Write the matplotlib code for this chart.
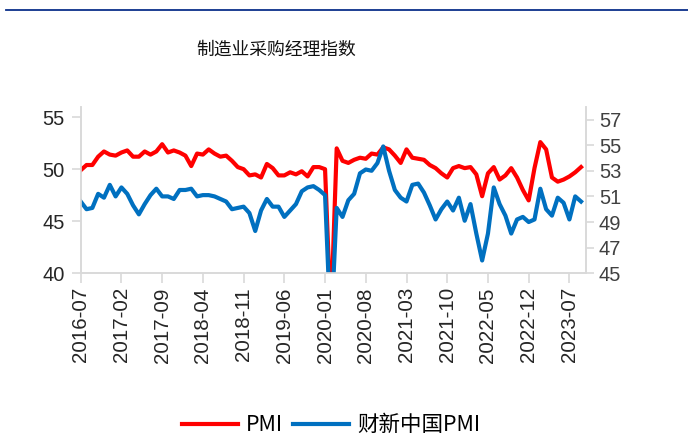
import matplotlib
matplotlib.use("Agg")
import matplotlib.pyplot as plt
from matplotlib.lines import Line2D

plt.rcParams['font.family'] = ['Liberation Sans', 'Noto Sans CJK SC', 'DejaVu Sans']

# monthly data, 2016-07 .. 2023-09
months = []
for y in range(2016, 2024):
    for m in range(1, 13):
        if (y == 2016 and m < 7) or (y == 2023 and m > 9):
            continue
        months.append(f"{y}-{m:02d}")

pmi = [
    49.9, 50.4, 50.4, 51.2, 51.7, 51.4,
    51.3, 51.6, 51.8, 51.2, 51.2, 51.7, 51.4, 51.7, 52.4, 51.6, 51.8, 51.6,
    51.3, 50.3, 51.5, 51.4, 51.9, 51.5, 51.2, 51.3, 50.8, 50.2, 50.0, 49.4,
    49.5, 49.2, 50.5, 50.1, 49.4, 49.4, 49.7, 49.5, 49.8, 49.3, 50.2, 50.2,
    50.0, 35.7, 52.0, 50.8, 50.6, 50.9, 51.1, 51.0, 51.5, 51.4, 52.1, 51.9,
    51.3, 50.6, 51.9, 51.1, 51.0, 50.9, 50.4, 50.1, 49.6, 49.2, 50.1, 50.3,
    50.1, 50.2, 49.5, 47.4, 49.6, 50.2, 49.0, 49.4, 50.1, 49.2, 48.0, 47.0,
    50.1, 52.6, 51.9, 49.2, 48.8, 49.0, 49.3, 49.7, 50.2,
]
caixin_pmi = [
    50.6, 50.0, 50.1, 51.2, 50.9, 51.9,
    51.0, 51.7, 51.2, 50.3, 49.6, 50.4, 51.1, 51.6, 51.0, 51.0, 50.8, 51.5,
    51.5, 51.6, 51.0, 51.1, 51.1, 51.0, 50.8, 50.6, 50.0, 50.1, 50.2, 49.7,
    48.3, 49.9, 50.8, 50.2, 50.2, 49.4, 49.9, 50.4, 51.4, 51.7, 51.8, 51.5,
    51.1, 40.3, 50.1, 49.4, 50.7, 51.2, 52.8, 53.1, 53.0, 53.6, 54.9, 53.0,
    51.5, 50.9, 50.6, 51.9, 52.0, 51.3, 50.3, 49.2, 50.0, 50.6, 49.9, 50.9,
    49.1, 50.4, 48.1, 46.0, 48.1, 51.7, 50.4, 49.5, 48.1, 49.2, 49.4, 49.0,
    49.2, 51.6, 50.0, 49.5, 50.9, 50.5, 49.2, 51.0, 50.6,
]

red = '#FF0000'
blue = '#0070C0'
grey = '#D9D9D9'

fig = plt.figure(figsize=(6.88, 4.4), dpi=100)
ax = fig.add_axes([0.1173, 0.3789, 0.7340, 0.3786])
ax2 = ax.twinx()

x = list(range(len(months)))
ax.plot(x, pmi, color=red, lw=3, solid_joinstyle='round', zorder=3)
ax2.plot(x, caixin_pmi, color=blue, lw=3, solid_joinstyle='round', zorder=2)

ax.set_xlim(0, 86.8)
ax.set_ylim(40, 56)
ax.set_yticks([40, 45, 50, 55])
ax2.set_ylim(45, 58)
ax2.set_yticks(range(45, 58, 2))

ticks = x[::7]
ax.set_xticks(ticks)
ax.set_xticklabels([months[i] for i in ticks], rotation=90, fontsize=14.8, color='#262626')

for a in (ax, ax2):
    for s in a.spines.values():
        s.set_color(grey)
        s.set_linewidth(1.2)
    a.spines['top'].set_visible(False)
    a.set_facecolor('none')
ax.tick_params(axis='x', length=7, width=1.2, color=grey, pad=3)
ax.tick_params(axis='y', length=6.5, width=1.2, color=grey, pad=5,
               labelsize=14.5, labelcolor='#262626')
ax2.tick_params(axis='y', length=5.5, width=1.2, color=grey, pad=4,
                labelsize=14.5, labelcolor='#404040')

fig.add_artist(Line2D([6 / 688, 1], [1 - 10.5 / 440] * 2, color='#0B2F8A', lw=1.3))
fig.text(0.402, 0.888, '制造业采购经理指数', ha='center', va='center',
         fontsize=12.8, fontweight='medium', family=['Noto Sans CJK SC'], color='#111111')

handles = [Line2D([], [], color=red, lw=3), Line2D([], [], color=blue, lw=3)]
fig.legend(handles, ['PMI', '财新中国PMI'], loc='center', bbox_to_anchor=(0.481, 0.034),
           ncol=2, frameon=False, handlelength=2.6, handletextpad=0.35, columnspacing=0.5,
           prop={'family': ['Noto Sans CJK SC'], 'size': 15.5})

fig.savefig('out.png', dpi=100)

######

> **WHAT YOU WILL DO**: Everything from the top line of the data down to and including the line with "ax2.set_yticks(range(45, 58, 2))" is to be copied, except the pictures.

> **ANSWER TO THIS EXERCISE**:
Write the matplotlib code for this chart.
import matplotlib
matplotlib.use("Agg")
import matplotlib.pyplot as plt
from matplotlib.lines import Line2D

plt.rcParams['font.family'] = ['Liberation Sans', 'Noto Sans CJK SC', 'DejaVu Sans']

# monthly data, 2016-07 .. 2023-09
months = []
for y in range(2016, 2024):
    for m in range(1, 13):
        if (y == 2016 and m < 7) or (y == 2023 and m > 9):
            continue
        months.append(f"{y}-{m:02d}")

pmi = [
    49.9, 50.4, 50.4, 51.2, 51.7, 51.4,
    51.3, 51.6, 51.8, 51.2, 51.2, 51.7, 51.4, 51.7, 52.4, 51.6, 51.8, 51.6,
    51.3, 50.3, 51.5, 51.4, 51.9, 51.5, 51.2, 51.3, 50.8, 50.2, 50.0, 49.4,
    49.5, 49.2, 50.5, 50.1, 49.4, 49.4, 49.7, 49.5, 49.8, 49.3, 50.2, 50.2,
    50.0, 35.7, 52.0, 50.8, 50.6, 50.9, 51.1, 51.0, 51.5, 51.4, 52.1, 51.9,
    51.3, 50.6, 51.9, 51.1, 51.0, 50.9, 50.4, 50.1, 49.6, 49.2, 50.1, 50.3,
    50.1, 50.2, 49.5, 47.4, 49.6, 50.2, 49.0, 49.4, 50.1, 49.2, 48.0, 47.0,
    50.1, 52.6, 51.9, 49.2, 48.8, 49.0, 49.3, 49.7, 50.2,
]
caixin_pmi = [
    50.6, 50.0, 50.1, 51.2, 50.9, 51.9,
    51.0, 51.7, 51.2, 50.3, 49.6, 50.4, 51.1, 51.6, 51.0, 51.0, 50.8, 51.5,
    51.5, 51.6, 51.0, 51.1, 51.1, 51.0, 50.8, 50.6, 50.0, 50.1, 50.2, 49.7,
    48.3, 49.9, 50.8, 50.2, 50.2, 49.4, 49.9, 50.4, 51.4, 51.7, 51.8, 51.5,
    51.1, 40.3, 50.1, 49.4, 50.7, 51.2, 52.8, 53.1, 53.0, 53.6, 54.9, 53.0,
    51.5, 50.9, 50.6, 51.9, 52.0, 51.3, 50.3, 49.2, 50.0, 50.6, 49.9, 50.9,
    49.1, 50.4, 48.1, 46.0, 48.1, 51.7, 50.4, 49.5, 48.1, 49.2, 49.4, 49.0,
    49.2, 51.6, 50.0, 49.5, 50.9, 50.5, 49.2, 51.0, 50.6,
]

red = '#FF0000'
blue = '#0070C0'
grey = '#D9D9D9'

fig = plt.figure(figsize=(6.88, 4.4), dpi=100)
ax = fig.add_axes([0.1173, 0.3789, 0.7340, 0.3786])
ax2 = ax.twinx()

x = list(range(len(months)))
ax.plot(x, pmi, color=red, lw=3, solid_joinstyle='round', zorder=3)
ax2.plot(x, caixin_pmi, color=blue, lw=3, solid_joinstyle='round', zorder=2)

ax.set_xlim(0, 86.8)
ax.set_ylim(40, 56)
ax.set_yticks([40, 45, 50, 55])
ax2.set_ylim(45, 58)
ax2.set_yticks(range(45, 58, 2))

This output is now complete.